* START Data to process *

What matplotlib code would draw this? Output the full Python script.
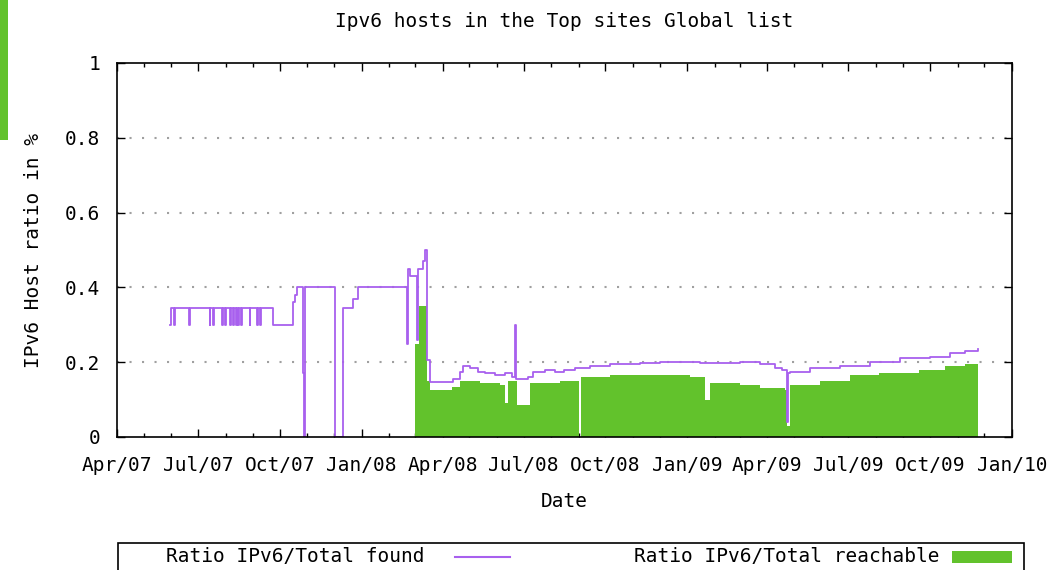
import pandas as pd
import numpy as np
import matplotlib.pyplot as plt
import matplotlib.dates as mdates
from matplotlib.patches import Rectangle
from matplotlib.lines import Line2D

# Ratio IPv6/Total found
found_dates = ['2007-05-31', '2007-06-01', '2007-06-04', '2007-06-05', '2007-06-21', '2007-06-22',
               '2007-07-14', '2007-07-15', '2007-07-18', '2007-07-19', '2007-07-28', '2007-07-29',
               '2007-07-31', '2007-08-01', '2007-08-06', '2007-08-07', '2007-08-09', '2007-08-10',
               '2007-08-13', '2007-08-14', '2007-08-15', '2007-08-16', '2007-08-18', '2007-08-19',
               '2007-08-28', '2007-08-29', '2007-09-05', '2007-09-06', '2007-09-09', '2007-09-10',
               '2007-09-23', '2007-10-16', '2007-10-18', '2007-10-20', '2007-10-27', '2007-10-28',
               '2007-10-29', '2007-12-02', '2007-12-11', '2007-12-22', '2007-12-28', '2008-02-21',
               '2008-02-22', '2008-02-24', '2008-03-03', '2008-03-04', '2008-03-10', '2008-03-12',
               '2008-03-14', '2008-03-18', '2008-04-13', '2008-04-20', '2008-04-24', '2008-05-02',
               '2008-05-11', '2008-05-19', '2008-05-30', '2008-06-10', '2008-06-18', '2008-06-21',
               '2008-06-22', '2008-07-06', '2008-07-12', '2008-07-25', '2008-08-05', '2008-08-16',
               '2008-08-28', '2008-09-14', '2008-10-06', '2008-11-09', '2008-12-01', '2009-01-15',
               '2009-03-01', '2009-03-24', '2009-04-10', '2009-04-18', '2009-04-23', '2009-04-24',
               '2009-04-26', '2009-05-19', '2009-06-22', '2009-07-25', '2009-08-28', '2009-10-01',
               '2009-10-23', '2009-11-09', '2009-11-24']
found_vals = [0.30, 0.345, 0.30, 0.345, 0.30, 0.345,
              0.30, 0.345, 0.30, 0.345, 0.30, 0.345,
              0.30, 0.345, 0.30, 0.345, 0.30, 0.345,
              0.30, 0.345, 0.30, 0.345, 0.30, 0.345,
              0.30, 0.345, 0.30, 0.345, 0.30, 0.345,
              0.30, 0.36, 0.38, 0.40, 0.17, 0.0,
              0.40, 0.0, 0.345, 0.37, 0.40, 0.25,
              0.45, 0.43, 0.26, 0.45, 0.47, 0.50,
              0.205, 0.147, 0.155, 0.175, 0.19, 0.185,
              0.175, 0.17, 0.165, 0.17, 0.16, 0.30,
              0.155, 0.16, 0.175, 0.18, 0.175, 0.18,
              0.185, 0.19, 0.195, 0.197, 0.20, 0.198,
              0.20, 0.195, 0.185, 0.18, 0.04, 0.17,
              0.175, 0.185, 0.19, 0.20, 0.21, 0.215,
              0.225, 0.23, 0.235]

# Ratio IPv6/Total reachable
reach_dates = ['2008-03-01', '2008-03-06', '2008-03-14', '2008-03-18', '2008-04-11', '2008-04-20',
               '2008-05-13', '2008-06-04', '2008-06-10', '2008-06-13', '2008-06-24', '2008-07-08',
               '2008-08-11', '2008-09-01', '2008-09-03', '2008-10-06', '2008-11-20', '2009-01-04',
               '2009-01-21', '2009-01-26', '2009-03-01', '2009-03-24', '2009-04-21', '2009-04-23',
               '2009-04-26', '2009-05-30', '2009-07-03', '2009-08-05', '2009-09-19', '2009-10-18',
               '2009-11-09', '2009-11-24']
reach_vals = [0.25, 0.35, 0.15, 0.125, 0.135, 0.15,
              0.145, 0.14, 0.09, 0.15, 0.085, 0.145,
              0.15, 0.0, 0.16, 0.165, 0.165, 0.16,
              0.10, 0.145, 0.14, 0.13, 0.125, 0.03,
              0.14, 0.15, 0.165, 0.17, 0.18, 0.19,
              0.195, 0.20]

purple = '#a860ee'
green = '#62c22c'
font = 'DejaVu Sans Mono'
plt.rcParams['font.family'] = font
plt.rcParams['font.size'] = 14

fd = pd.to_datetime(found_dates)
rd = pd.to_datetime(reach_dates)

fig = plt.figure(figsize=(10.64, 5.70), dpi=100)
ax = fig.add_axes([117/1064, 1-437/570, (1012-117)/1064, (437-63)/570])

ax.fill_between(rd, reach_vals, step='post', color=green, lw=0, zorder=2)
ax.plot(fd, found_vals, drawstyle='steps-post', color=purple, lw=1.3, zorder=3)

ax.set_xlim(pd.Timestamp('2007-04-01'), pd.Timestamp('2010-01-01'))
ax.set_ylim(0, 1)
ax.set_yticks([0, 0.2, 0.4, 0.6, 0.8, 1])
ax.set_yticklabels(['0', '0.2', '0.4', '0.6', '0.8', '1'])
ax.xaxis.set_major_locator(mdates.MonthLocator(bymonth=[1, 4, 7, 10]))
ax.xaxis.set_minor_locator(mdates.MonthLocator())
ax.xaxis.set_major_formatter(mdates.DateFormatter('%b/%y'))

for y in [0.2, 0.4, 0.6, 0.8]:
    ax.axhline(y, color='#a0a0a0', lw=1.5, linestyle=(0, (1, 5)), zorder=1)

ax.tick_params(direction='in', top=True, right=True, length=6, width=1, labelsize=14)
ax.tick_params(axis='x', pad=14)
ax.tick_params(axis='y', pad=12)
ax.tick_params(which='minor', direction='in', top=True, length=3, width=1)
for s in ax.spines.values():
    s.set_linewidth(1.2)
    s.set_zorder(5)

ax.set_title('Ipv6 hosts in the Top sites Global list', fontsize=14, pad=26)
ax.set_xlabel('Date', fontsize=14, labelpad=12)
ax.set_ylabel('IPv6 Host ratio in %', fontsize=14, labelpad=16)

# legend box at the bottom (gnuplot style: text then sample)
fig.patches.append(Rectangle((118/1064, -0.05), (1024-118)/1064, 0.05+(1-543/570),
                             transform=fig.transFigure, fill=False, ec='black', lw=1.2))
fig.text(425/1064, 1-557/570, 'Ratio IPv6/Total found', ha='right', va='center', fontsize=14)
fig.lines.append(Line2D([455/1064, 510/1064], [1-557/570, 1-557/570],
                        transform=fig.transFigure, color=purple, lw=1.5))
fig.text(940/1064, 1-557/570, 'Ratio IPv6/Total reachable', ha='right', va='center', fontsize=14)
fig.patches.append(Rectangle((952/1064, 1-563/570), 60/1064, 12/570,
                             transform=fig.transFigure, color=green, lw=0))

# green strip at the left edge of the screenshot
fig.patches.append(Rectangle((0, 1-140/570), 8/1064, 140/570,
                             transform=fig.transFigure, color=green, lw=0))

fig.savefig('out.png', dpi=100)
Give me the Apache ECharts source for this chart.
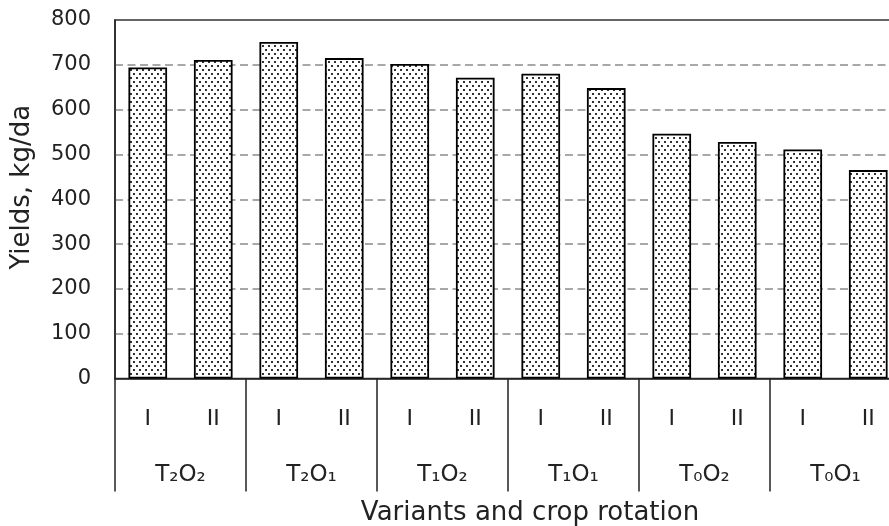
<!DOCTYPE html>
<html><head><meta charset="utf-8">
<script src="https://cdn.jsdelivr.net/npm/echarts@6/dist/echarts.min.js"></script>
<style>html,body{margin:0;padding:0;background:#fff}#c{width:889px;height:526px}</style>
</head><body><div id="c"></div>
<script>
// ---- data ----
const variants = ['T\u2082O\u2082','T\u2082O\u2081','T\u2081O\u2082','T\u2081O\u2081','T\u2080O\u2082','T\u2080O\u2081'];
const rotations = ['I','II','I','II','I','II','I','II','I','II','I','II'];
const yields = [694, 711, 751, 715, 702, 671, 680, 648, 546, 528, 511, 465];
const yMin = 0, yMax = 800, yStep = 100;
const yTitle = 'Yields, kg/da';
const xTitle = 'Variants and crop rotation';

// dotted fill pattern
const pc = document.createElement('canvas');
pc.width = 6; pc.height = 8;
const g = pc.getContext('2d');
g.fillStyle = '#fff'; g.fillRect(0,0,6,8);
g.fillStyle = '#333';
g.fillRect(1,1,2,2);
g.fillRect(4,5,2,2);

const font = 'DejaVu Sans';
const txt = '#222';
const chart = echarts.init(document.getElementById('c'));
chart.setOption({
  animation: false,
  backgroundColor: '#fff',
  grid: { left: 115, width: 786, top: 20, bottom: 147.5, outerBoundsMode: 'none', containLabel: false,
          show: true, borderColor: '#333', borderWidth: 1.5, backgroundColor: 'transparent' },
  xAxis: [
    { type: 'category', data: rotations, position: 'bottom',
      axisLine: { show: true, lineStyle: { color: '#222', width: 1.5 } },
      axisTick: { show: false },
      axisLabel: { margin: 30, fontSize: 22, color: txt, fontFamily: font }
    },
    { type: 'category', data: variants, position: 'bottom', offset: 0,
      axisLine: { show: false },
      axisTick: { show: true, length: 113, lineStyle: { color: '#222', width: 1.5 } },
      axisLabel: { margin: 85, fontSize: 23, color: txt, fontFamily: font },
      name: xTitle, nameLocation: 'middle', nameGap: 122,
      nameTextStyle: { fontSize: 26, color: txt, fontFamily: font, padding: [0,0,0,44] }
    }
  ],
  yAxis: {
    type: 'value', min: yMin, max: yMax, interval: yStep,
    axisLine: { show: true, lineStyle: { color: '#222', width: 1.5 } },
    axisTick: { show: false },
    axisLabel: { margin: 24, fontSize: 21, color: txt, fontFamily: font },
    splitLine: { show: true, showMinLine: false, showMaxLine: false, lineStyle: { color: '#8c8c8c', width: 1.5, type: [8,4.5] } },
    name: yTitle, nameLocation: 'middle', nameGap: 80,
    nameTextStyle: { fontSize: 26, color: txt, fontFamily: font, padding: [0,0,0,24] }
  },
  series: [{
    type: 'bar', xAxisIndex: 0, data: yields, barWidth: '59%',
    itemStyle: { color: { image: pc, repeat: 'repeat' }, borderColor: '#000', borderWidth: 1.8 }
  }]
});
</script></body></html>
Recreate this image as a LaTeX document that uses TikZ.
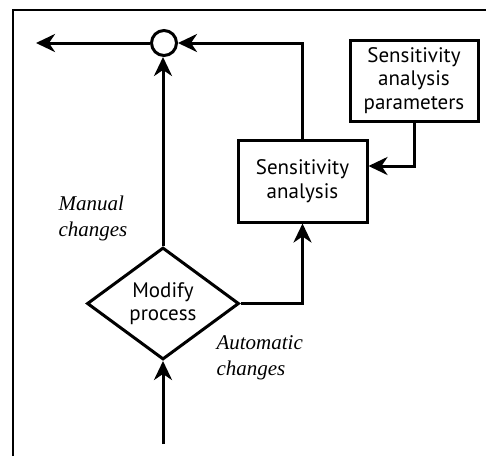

* END Data to process *

Print, exactly as written, the lines above from the first one to the one containing "from matplotlib.lines import Line2D". Leave out pictures.

What matplotlib code would draw this? Output the full Python script.
import pandas as pd
import numpy as np
import matplotlib.pyplot as plt
import matplotlib.dates as mdates
from matplotlib.patches import Rectangle
from matplotlib.lines import Line2D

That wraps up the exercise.